* Task statement: All of the lines below are to be printed again exactly; images are excluded from the output.

** BEGIN **

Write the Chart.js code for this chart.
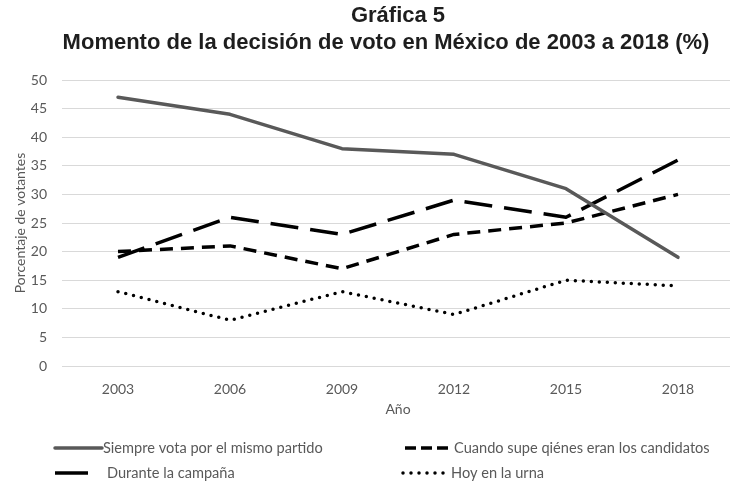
<!DOCTYPE html>
<html>
<head>
<meta charset="utf-8">
<script src="https://cdn.jsdelivr.net/npm/chart.js@4"></script>
<style>
  html, body { margin: 0; padding: 0; background: #fff; overflow: hidden; }
  #wrap { width: 740px; height: 481px; }
</style>
</head>
<body>
<div id="wrap"><canvas id="c" width="740" height="481"></canvas></div>
<script>
// Election years and vote-decision timing shares (%)
const years = ['2003', '2006', '2009', '2012', '2015', '2018'];
const siempre = [47, 44, 38, 37, 31, 19];
const cuando = [20, 21, 17, 23, 25, 30];
const durante = [19, 26, 23, 29, 26, 36];
const urna = [13, 8, 13, 9, 15, 14];
const yTicks = [0, 5, 10, 15, 20, 25, 30, 35, 40, 45, 50];

const titleLine1 = 'Gráfica 5';
const titleLine2 = 'Momento de la decisión de voto en México de 2003 a 2018 (%)';

const seriesNames = [
  'Siempre vota por el mismo partido',
  'Cuando supe qiénes eran los candidatos',
  'Durante la campaña',
  'Hoy en la urna'
];

const textFont = 'Lato, "Open Sans", sans-serif';

// Two-line heading above the plot
const headingPlugin = {
  id: 'heading',
  afterDraw(chart) {
    const ctx = chart.ctx;
    ctx.save();
    ctx.fillStyle = '#1e1e1e';
    ctx.font = 'bold 22px "Liberation Sans", Arial, sans-serif';
    ctx.textAlign = 'center';
    ctx.textBaseline = 'middle';
    ctx.fillText(titleLine1, 398, 16);
    ctx.fillText(titleLine2, 386, 43);
    ctx.restore();
  }
};

// Legend laid out in two rows, each sample drawn with its dataset's stroke
const legendPlugin = {
  id: 'twoRowLegend',
  afterDraw(chart) {
    const ctx = chart.ctx;
    const slots = [
      { i: 0, x0: 55, x1: 102, tx: 103, y: 448 },
      { i: 1, x0: 405, x1: 448, tx: 454, y: 448 },
      { i: 2, x0: 55, x1: 88, tx: 107, y: 473 },
      { i: 3, x0: 403, x1: 448, tx: 451, y: 473 }
    ];
    ctx.save();
    slots.forEach(s => {
      const ds = chart.data.datasets[s.i];
      ctx.beginPath();
      ctx.strokeStyle = ds.borderColor;
      ctx.lineWidth = ds.borderWidth;
      ctx.lineCap = ds.borderCapStyle || 'butt';
      ctx.setLineDash(ds.legendDash || []);
      ctx.moveTo(s.x0, s.y);
      ctx.lineTo(s.x1, s.y);
      ctx.stroke();
      ctx.setLineDash([]);
      ctx.fillStyle = '#595959';
      ctx.font = '14.6px ' + textFont;
      ctx.textAlign = 'left';
      ctx.textBaseline = 'middle';
      ctx.fillText(ds.label, s.tx, s.y);
    });
    ctx.restore();
  }
};

new Chart(document.getElementById('c'), {
  type: 'line',
  data: {
    labels: years,
    datasets: [
      {
        label: seriesNames[0], data: siempre,
        borderColor: '#595959', borderWidth: 3.5, borderCapStyle: 'round',
        legendDash: []
      },
      {
        label: seriesNames[1], data: cuando,
        borderColor: '#000000', borderWidth: 3.5, borderDash: [13, 8],
        legendDash: [11, 5]
      },
      {
        label: seriesNames[2], data: durante,
        borderColor: '#000000', borderWidth: 3.5, borderDash: [28, 12],
        legendDash: []
      },
      {
        label: seriesNames[3], data: urna,
        borderColor: '#000000', borderWidth: 3.5, borderDash: [0, 8],
        borderCapStyle: 'round', legendDash: [0, 8]
      }
    ]
  },
  options: {
    responsive: false,
    animation: false,
    devicePixelRatio: 1,
    layout: { padding: { top: 80, left: 0, right: 6, bottom: 0 } },
    elements: {
      point: { radius: 0, hoverRadius: 0 },
      line: { tension: 0, borderJoinStyle: 'round' }
    },
    plugins: {
      legend: { display: false },
      title: { display: false },
      tooltip: { enabled: false }
    },
    scales: {
      x: {
        offset: true,
        grid: { display: false, offset: true },
        border: { display: false },
        ticks: { color: '#595959', font: { family: textFont, size: 14 }, padding: 7 },
        title: {
          display: true, text: 'Año', color: '#595959',
          font: { family: textFont, size: 14 }, padding: { top: 0, bottom: 63 }
        },
        afterFit(scale) { scale.height = 115; }
      },
      y: {
        min: 0, max: 50,
        afterBuildTicks(scale) { scale.ticks = yTicks.map(v => ({ value: v })); },
        grid: { color: '#d9d9d9', lineWidth: 1, drawTicks: false },
        border: { display: false },
        ticks: { color: '#595959', font: { family: textFont, size: 14 }, padding: 15 },
        title: {
          display: true, text: 'Porcentaje de votantes', color: '#595959',
          font: { family: textFont, size: 14 }, padding: { top: 12, bottom: 0 }
        },
        afterFit(scale) { scale.width = 62; }
      }
    }
  },
  plugins: [headingPlugin, legendPlugin]
});
</script>
</body>
</html>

** END **

* Solution:
Write the Chart.js code for this chart.
<!DOCTYPE html>
<html>
<head>
<meta charset="utf-8">
<script src="https://cdn.jsdelivr.net/npm/chart.js@4"></script>
<style>
  html, body { margin: 0; padding: 0; background: #fff; overflow: hidden; }
  #wrap { width: 740px; height: 481px; }
</style>
</head>
<body>
<div id="wrap"><canvas id="c" width="740" height="481"></canvas></div>
<script>
// Election years and vote-decision timing shares (%)
const years = ['2003', '2006', '2009', '2012', '2015', '2018'];
const siempre = [47, 44, 38, 37, 31, 19];
const cuando = [20, 21, 17, 23, 25, 30];
const durante = [19, 26, 23, 29, 26, 36];
const urna = [13, 8, 13, 9, 15, 14];
const yTicks = [0, 5, 10, 15, 20, 25, 30, 35, 40, 45, 50];

const titleLine1 = 'Gráfica 5';
const titleLine2 = 'Momento de la decisión de voto en México de 2003 a 2018 (%)';

const seriesNames = [
  'Siempre vota por el mismo partido',
  'Cuando supe qiénes eran los candidatos',
  'Durante la campaña',
  'Hoy en la urna'
];

const textFont = 'Lato, "Open Sans", sans-serif';

// Two-line heading above the plot
const headingPlugin = {
  id: 'heading',
  afterDraw(chart) {
    const ctx = chart.ctx;
    ctx.save();
    ctx.fillStyle = '#1e1e1e';
    ctx.font = 'bold 22px "Liberation Sans", Arial, sans-serif';
    ctx.textAlign = 'center';
    ctx.textBaseline = 'middle';
    ctx.fillText(titleLine1, 398, 16);
    ctx.fillText(titleLine2, 386, 43);
    ctx.restore();
  }
};

// Legend laid out in two rows, each sample drawn with its dataset's stroke
const legendPlugin = {
  id: 'twoRowLegend',
  afterDraw(chart) {
    const ctx = chart.ctx;
    const slots = [
      { i: 0, x0: 55, x1: 102, tx: 103, y: 448 },
      { i: 1, x0: 405, x1: 448, tx: 454, y: 448 },
      { i: 2, x0: 55, x1: 88, tx: 107, y: 473 },
      { i: 3, x0: 403, x1: 448, tx: 451, y: 473 }
    ];
    ctx.save();
    slots.forEach(s => {
      const ds = chart.data.datasets[s.i];
      ctx.beginPath();
      ctx.strokeStyle = ds.borderColor;
      ctx.lineWidth = ds.borderWidth;
      ctx.lineCap = ds.borderCapStyle || 'butt';
      ctx.setLineDash(ds.legendDash || []);
      ctx.moveTo(s.x0, s.y);
      ctx.lineTo(s.x1, s.y);
      ctx.stroke();
      ctx.setLineDash([]);
      ctx.fillStyle = '#595959';
      ctx.font = '14.6px ' + textFont;
      ctx.textAlign = 'left';
      ctx.textBaseline = 'middle';
      ctx.fillText(ds.label, s.tx, s.y);
    });
    ctx.restore();
  }
};

new Chart(document.getElementById('c'), {
  type: 'line',
  data: {
    labels: years,
    datasets: [
      {
        label: seriesNames[0], data: siempre,
        borderColor: '#595959', borderWidth: 3.5, borderCapStyle: 'round',
        legendDash: []
      },
      {
        label: seriesNames[1], data: cuando,
        borderColor: '#000000', borderWidth: 3.5, borderDash: [13, 8],
        legendDash: [11, 5]
      },
      {
        label: seriesNames[2], data: durante,
        borderColor: '#000000', borderWidth: 3.5, borderDash: [28, 12],
        legendDash: []
      },
      {
        label: seriesNames[3], data: urna,
        borderColor: '#000000', borderWidth: 3.5, borderDash: [0, 8],
        borderCapStyle: 'round', legendDash: [0, 8]
      }
    ]
  },
  options: {
    responsive: false,
    animation: false,
    devicePixelRatio: 1,
    layout: { padding: { top: 80, left: 0, right: 6, bottom: 0 } },
    elements: {
      point: { radius: 0, hoverRadius: 0 },
      line: { tension: 0, borderJoinStyle: 'round' }
    },
    plugins: {
      legend: { display: false },
      title: { display: false },
      tooltip: { enabled: false }
    },
    scales: {
      x: {
        offset: true,
        grid: { display: false, offset: true },
        border: { display: false },
        ticks: { color: '#595959', font: { family: textFont, size: 14 }, padding: 7 },
        title: {
          display: true, text: 'Año', color: '#595959',
          font: { family: textFont, size: 14 }, padding: { top: 0, bottom: 63 }
        },
        afterFit(scale) { scale.height = 115; }
      },
      y: {
        min: 0, max: 50,
        afterBuildTicks(scale) { scale.ticks = yTicks.map(v => ({ value: v })); },
        grid: { color: '#d9d9d9', lineWidth: 1, drawTicks: false },
        border: { display: false },
        ticks: { color: '#595959', font: { family: textFont, size: 14 }, padding: 15 },
        title: {
          display: true, text: 'Porcentaje de votantes', color: '#595959',
          font: { family: textFont, size: 14 }, padding: { top: 12, bottom: 0 }
        },
        afterFit(scale) { scale.width = 62; }
      }
    }
  },
  plugins: [headingPlugin, legendPlugin]
});
</script>
</body>
</html>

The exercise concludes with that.